En effet, le récit biographique adopte une forme curieuse : aucun ancrage strictement chronologique dans les épisodes, mais un enchaînement de flash-back et flash forward, de récit au présent et de retours en arrière. La succession effrénée des sauts temporels (toutes les deux ou trois minutes) n’est pas évidente à suivre, au point qu’il est même parfois difficile de resituer telle ou telle séquence dans la vie du peintre. Pour rentrer dans le récit, il faut finalement renoncer à une biographie linéaire et l’appréhender comme une biographie thématique. Les anecdotes et épisodes relatés prennent alors un sens parce qu’ils se répondent d’une époque à l’autre, offrent une perspective globale sur l’artiste et son œuvre.
En ce qui concerne la vie de Picasso elle-même, tout y est ou presque. D’abord son enfance et sa jeunesse, son éducation au sein d’une famille catholique, l’affirmation précoce de ses talents artistiques et l’influence d’un père professeur de peinture qu’il ne tarde pas à surpasser. Puis ses études, sa maîtrise des conventions académiques et d’une peinture classique dont il souhaite très vite s’affranchir. Sa vie de bohème à Paris aussi, dans les années 1900, marquée par son amitié avec le peintre maudit Carlos Casagemas (Robert Sheehan), ses relations avec Apollinaire (Seth Gabel), Jean Cocteau, Gertrude Stein ou Georges Braque, sa rivalité avec Henri Matisse. Évidemment, ses multiples liaisons amoureuses avec notamment Dora Maar ( Samantha Colley), Marie Thérèse Walter (Poppy Delevingne) ou Françoise Gilot (lumineuse Clémence Poésy). Et puis l’époque troublée des deux guerres mondiales ou la montée du Franquisme en Espagne. Enfin son installation dans le Sud de la France où il continue de briser les conventions pour construire une œuvre atypique jusqu’à sa mort, en 1973 à Mougins.
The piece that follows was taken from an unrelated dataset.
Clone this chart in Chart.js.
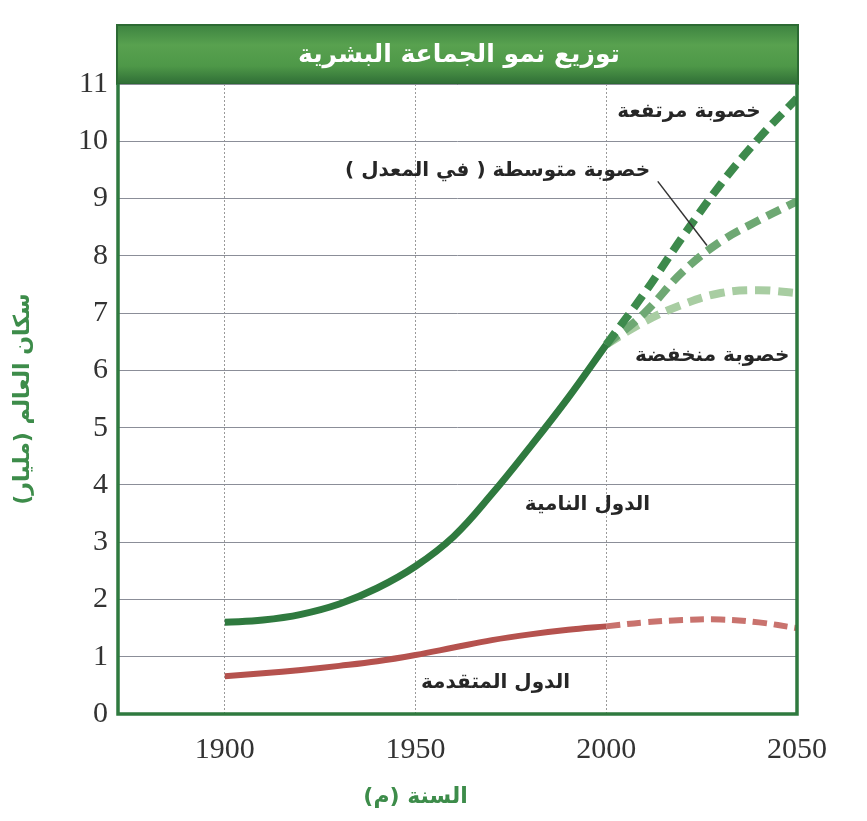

Pour raconter Picasso, le récit prend comme fil rouge ses tableaux les plus célèbres, comme Les Demoiselles d’Avignon ou Guernica. Étrangement, la série manque de souffle et de flamboyance au moment d’illustrer sa peinture ; elle est en tous cas moins inventive que dans la saison précédente, où elle explicitait superbement les concepts pourtant ardus théorisés par Einstein. Reste que c’est une manière pour Genius de présenter l’œuvre de son héros, mais aussi de montrer comment chaque tableau représente pour lui un moyen d’expression face aux situations qu’il traverse : il peint à cause du traumatisme de la mort précoce de sa petite sœur ou en réaction à une déception amoureuse, il peint pour affirmer un sentiment de révolte face aux totalitarismes ou sa consternation face à la barbarie du monde.
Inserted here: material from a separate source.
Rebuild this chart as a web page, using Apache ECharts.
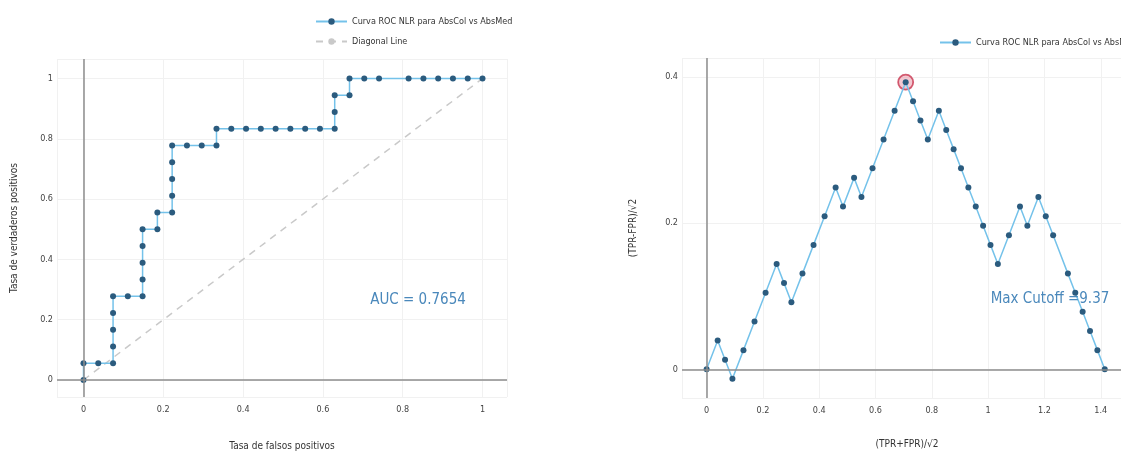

Il y a toujours une certaine curiosité à voir un acteur renommé se glisser dans la peau d’une personnalité emblématique, et il faut donc parler d’Antonio Banderas. Né à Malaga comme Picasso, il s’est largement investi dans un projet qui lui tenait de toute évidence à cœur et sa ferveur se ressent à l’écran. Il surjoue parfois la fièvre créatrice du peintre et caricature l’artiste exalté ; mais dans les scènes où Picasso reste pensif face à la toile vierge, l’acteur donne à voir toute la complexité de cette personnalité hors-norme et finalement insaisissable. Le silence de l’acteur induit alors une question fascinante et insoluble : que se passe-t-il dans la tête d’un génie ?
Ce portrait de Picasso est incomplet, parfois aseptisé (Genius insiste sur son combat contre le franquisme mais tait ses prises de position en faveur du communisme, ou transforme sa misogynie en sensualité libertine), mais aussi complexe et intriguant. Se dessine progressivement une personnalité égocentrique et rebelle, un génie inné en constante évolution. Il y a un abîme entre le jeune Picasso amoureux et celui plus âgé qui refuse l’engagement au prétexte de la liberté de l’artiste, entre le Picasso insouciant des premières années parisiennes et celui qui peint Guernica, poussé par une prise de conscience politique. Avec toujours une constante : la primauté de l’art sur tout le reste. Lorsque le galeriste Paul Rosenberg l’exhorte à fuir les nazis en disant « Pablo, il y a des choses plus importantes que l’art! », Picasso lui répond : « Non. Pas pour moi. ».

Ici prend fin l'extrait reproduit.